Conversation about the staff union buzzed Thursday morning as faculty members entered the Bobbi Brown and Steven Plofker Gym for the 2022 Faculty Institute. Many people donned “I support the Emerson staff union” stickers on their shirts or read fliers outlining where the staff union is stuck in its negotiations.
The Faculty Institute is an annual tradition at Emerson at which the president, provost, and assembly and union faculty heads welcome new and returning faculty at the beginning of the academic year. The Institute serves as an opportunity to understand the college’s goals for the upcoming year, meet colleagues, celebrate faculty achievements, and discuss college-wide academic topics, according to the college’s website.
Beginning at 9 a.m., Interim Provost Jan Roberts-Breslin’s introduction kicked off the event followed by a welcome speech from Interim President William Gilligan. Roberts-Breslin and Gilligan introduced new faculty from each school, and thanked faculty and administrative leaders who took on interim roles. They both announced upcoming campus events and updated faculty on policies from academic affairs.
While discussing faculty achievements, the class of 2026, and Emerson’s goals for the upcoming academic year, Gilligan also addressed the ongoing contract negotiations with the staff union in his speech.
“As the third generation of a union family myself, a member of two unions myself, including having been a union officer, I want you to know from my personal perspective, the college continues to bargain with the SEIU in good faith,” Gilligan said. “I have great hope that we will come to an amicable conclusion.”
AFEC-AAUP President Barry Marshall then reflected on how far the faculty union has come since the onset of the COVID-19 pandemic. Both the AFEC-AAUP and the ECCAAUP worked hard with the previous administration to advance and redefine the idea of shared governance, he said.

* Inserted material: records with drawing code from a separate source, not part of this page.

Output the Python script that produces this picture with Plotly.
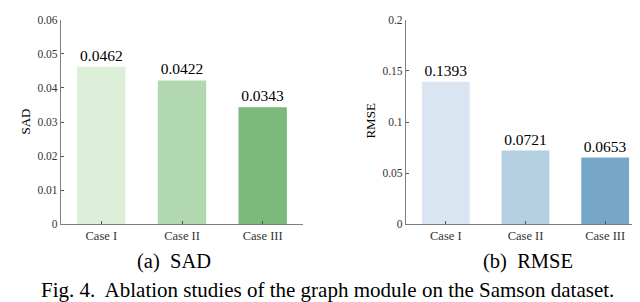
import plotly.graph_objects as go

categories = ["Case I", "Case II", "Case III"]
sad_values = [0.0462, 0.0422, 0.0343]
rmse_values = [0.1393, 0.0721, 0.0653]
sad_colors = ["#ddeed9", "#b2d8b0", "#7cb97c"]
rmse_colors = ["#d9e5f1", "#b4cfe1", "#76a7c7"]
sad_ticks = [0, 0.01, 0.02, 0.03, 0.04, 0.05, 0.06]
sad_ticktext = ["0", "0.01", "0.02", "0.03", "0.04", "0.05", "0.06"]
rmse_ticks = [0, 0.05, 0.1, 0.15, 0.2]
rmse_ticktext = ["0", "0.05", "0.1", "0.15", "0.2"]

W, H = 640, 302
FONT = "Liberation Serif"
AX = "#7f7f7f"

fig = go.Figure()
fig.add_trace(go.Bar(x=categories, y=sad_values, marker=dict(color=sad_colors, line=dict(width=0)),
                     width=0.6, texttemplate="%{y:.4f}", textposition="outside",
                     textfont=dict(family=FONT, size=15.5, color="#000"), cliponaxis=False,
                     xaxis="x", yaxis="y"))
fig.add_trace(go.Bar(x=categories, y=rmse_values, marker=dict(color=rmse_colors, line=dict(width=0)),
                     width=0.6, texttemplate="%{y:.4f}", textposition="outside",
                     textfont=dict(family=FONT, size=15.5, color="#000"), cliponaxis=False,
                     xaxis="x2", yaxis="y2"))

def px(x):
    return x / W

def py(y):
    return 1 - y / H

axcommon = dict(showline=True, linecolor=AX, linewidth=1.3, ticks="inside", tickcolor="#555",
                ticklen=3, showgrid=False, zeroline=False, layer="above traces",
                ticklabeloverflow="allow")
xfont = dict(family=FONT, size=12.5, color="#333")
yfont = dict(family=FONT, size=11.5, color="#333")

fig.update_layout(
    width=W, height=H, margin=dict(l=0, r=0, t=0, b=0),
    paper_bgcolor="white", plot_bgcolor="white", showlegend=False, bargap=0.4,
    xaxis=dict(domain=[px(53), px(295)], anchor="y", range=[-0.5, 2.5], tickfont=xfont, **axcommon),
    yaxis=dict(domain=[py(219), py(6)], anchor="x", range=[0, 0.06], tickvals=sad_ticks,
               ticktext=sad_ticktext, tickfont=yfont, **axcommon),
    xaxis2=dict(domain=[px(398), px(637)], anchor="y2", range=[-0.5, 2.5], tickfont=xfont, **axcommon),
    yaxis2=dict(domain=[py(219), py(6)], anchor="x2", range=[0, 0.2], tickvals=rmse_ticks,
                ticktext=rmse_ticktext, tickfont=yfont, **axcommon),
)

anns = [
    dict(text="SAD", x=px(18), y=py(112), textangle=-90, size=13),
    dict(text="RMSE", x=px(363), y=py(112), textangle=-90, size=13),
    dict(text="(a)  SAD", x=px(166), y=py(258), textangle=0, size=20.5),
    dict(text="(b)  RMSE", x=px(520), y=py(258), textangle=0, size=20.5),
    dict(text="Fig. 4.  Ablation studies of the graph module on the Samson dataset.",
         x=px(319), y=py(287), textangle=0, size=21),
]
for a in anns:
    fig.add_annotation(text=a["text"], x=a["x"], y=a["y"], xref="paper", yref="paper",
                       xanchor="center", yanchor="middle", showarrow=False, textangle=a["textangle"],
                       font=dict(family=FONT, size=a["size"], color="#000"))

fig.write_html("out.html")
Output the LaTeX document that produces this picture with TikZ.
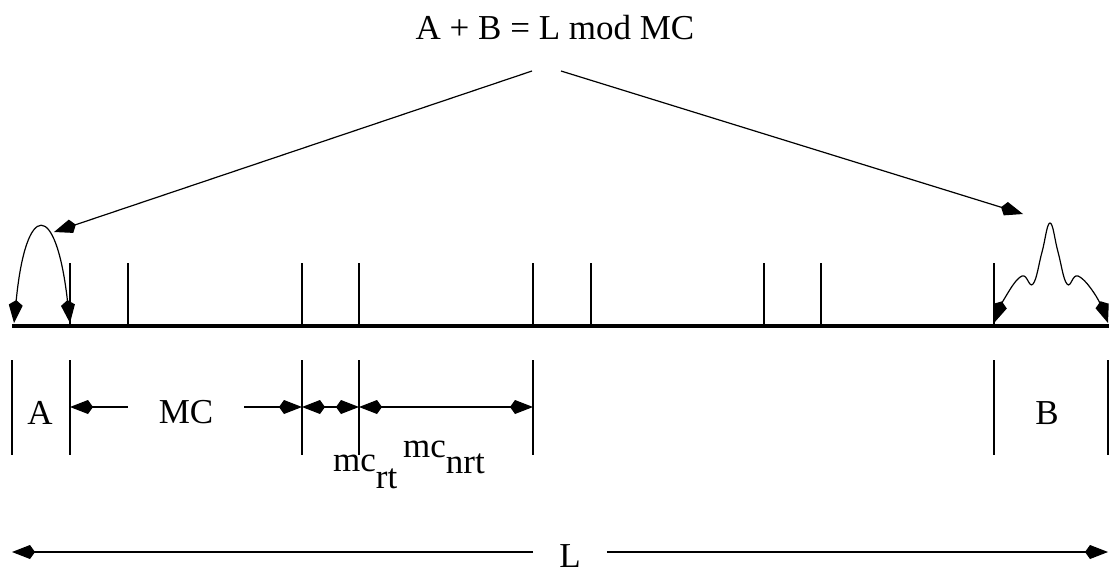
\documentclass[tikz,border=0pt]{standalone}
\usepackage{fontspec}
\setmainfont{Liberation Serif}
\usetikzlibrary{arrows.meta}

\begin{document}
\begin{tikzpicture}[x=1pt, y=-1pt,
					>={Kite[length=23pt, width=14pt, inset=5pt]},   %Pfeilspitzen
					duenn/.style={line width=1.2pt},
					balken/.style={line width=4.5pt},
					font=\fontsize{35}{40}\selectfont]
					%Bildbereich
					\useasboundingbox (0,0) rectangle (1110,582);
					% Ueberschrift mit Pfeilen
					\node[anchor=base] (titel) at (555,39) {A + B = L mod MC};
					\coordinate (ls) at (532,71);
					\coordinate (lz) at (54,232);
					\coordinate (rs) at (561,71);
					\coordinate (rz) at (1023,214);
					\draw[duenn,->] (ls) -- (lz);
					\draw[duenn,->] (rs) -- (rz);
					% Balken und Striche
					\coordinate (b0) at (12,326);
					\coordinate (b1) at (1109,326);
					\draw[balken] (b0) -- (b1);
					\foreach \x in {70,128,302,359,533,591,764,821,994} \draw[duenn] (\x,263) -- (\x,326);
					% Rest A links
					\coordinate (ka) at (14,323);
					\coordinate (kb) at (70,323);
					\draw[duenn,<->] (ka) .. controls (26,200) and (56,200) .. (kb);
					% Rest B rechts
					\draw[duenn,<->] plot[smooth, tension=0.7] coordinates {(994,323) (1006,296) (1022,276) (1033,284) (1042,252) (1050,223) (1058,252) (1067,284) (1078,276) (1096,296) (1108,323)};
					% Masslinien
					\foreach \n/\x in {a/12,b/70,c/302,d/359,e/533,f/994,g/1108} {
						\coordinate (o\n) at (\x,360);
						\coordinate (u\n) at (\x,455);
						\coordinate (d\n) at (\x,407);
						\draw[duenn] (o\n) -- (u\n);
					}
					\coordinate (la) at (12,552);
					\coordinate (lg) at (1108,552);
					% Beschriftung
					\node[anchor=base] (a) at (40,424) {A};
					\node[anchor=base] (b) at (1047,424) {B};
					\node[inner xsep=31pt] (mc) at (186,412) {MC};
					\draw[duenn,->] (mc.west |- db) -- (db);
					\draw[duenn,->] (mc.east |- dc) -- (dc);
					\draw[duenn,<->] (dc) -- (dd);
					\draw[duenn,<->] (dd) -- (de);
					\node[anchor=base west, inner sep=0pt] (nrt) at (403,457) {mc\raisebox{-16pt}{nrt}};
					\node[anchor=base west, inner sep=0pt] (rt) at (333,471) {mc\raisebox{-17pt}{rt}};
					% Gesamtlaenge
					\node[inner xsep=26pt] (l) at (570,556) {L};
					\draw[duenn,->] (l.west |- la) -- (la);
					\draw[duenn,->] (l.east |- lg) -- (lg);
				\end{tikzpicture}
\end{document}
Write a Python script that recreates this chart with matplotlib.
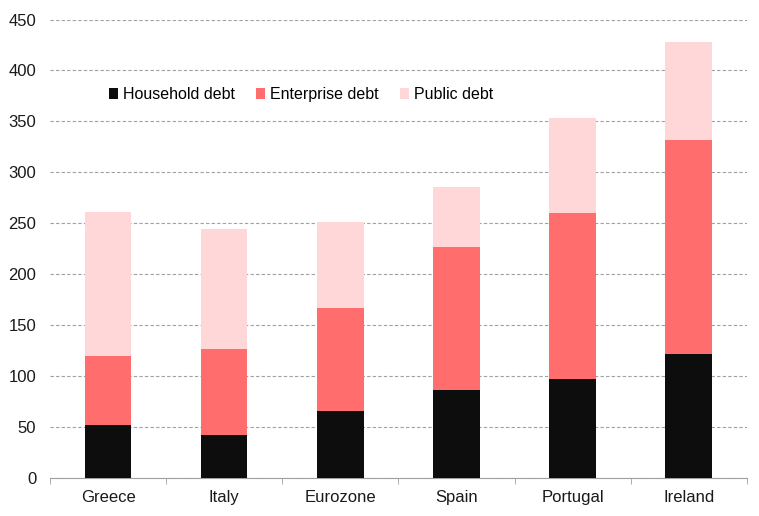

“It was an important step, in terms of going forward…This year we are hiring a mental health person for faculty,” Marshall said.
Before relinquishing the podium, Marshall reaffirmed his position with the staff union.
“We stand with the Emerson staff union, yes we do,” he said, waving the leaflet. “Unions are on the march and they’re not going to back down.”
The faculty union will vote for a new AFEC-AAUP president and vice president later this month.
As the Institute adjourned, Emerson staff union members congregated outside of Piano Row with posters and flyers, calling for equitable working conditions, fair and competitive wages, and the ratification of the union’s second contract. Various Emerson community members joined in their demonstration in solidarity, some chanting “union busting is disgusting,” and “Boston is a union town,” while others wrote messages on the sidewalk with chalk demanding action.
The union ratified its first four-year contract in 2018, which was extended after its expiration earlier this year. It began negotiating its second contract Sept. 1, 2021, demanding a cost-of-living adjustment (COLA), equitable working conditions, and diversity, equity, and inclusion benefits.
Staff members agreed to postpone raises and allowed the college to pause contributing to their retirement funds in 2020 due to unprecedented pandemic-related costs with the promise to resume both as the pandemic continued. In 2021, raises were postponed until January, then pushed to October, then withheld indefinitely because the union is in negotiations, according to Instructional Technologist Illona Yosefov.
“[The college] did a market study and determined 78% of our staff members are below what’s considered competitive in our peer institutions,” Yosefov said. “They know they’re underpaying us, and they want to move us to what’s considered competitive over four years. [In] four years, those numbers are going to be outdated anyway.”
Thursday marked one year since the negotiations started, but Yosefov, like the majority of staff union members, believes the contract is six months overdue. To make matters more frustrating, the retroactive wage hasn’t been agreed upon for the staff union’s contract, potentially allowing new hires to make more money than more experienced employees.
“My department is hiring for another person in my exact role; that person is going to make a higher salary,” Instructional Technologist Isobel Rounovski said. “If they’re hired before our contract is ratified, that person is going to make more money than me, which is not fair. I’ve been here for almost three years.”
Throughout the demonstration, many staff union members raised concerns about how the college prioritized buildings rather than the needs of their staff members.
“Emerson needs to prioritize people over the other agendas that they have to make sure that people who are working at Emerson don’t have to get a second job to pay their rent, they’re not on food stamps, they’re not living in conditions that are too poor to live in the city that the college is in,” Interim Director of Production and Safety Homa Sarabi-Daunais said.
Unlike the staff union contract, the AFEC-AAUP faculty union contract addresses COLA in relation to Boston’s consumer price index. Each September, the faculty union’s salaries increase by either 2% or the percentage change in Boston’s CPI-U up to 4%.
“We want to show the leadership and scholars that faculty support us; they want to see us get positive increases and the faculty do have it in their contract,” Yosefov said. “They have won it in their fights. We’re trying to get it in ours.”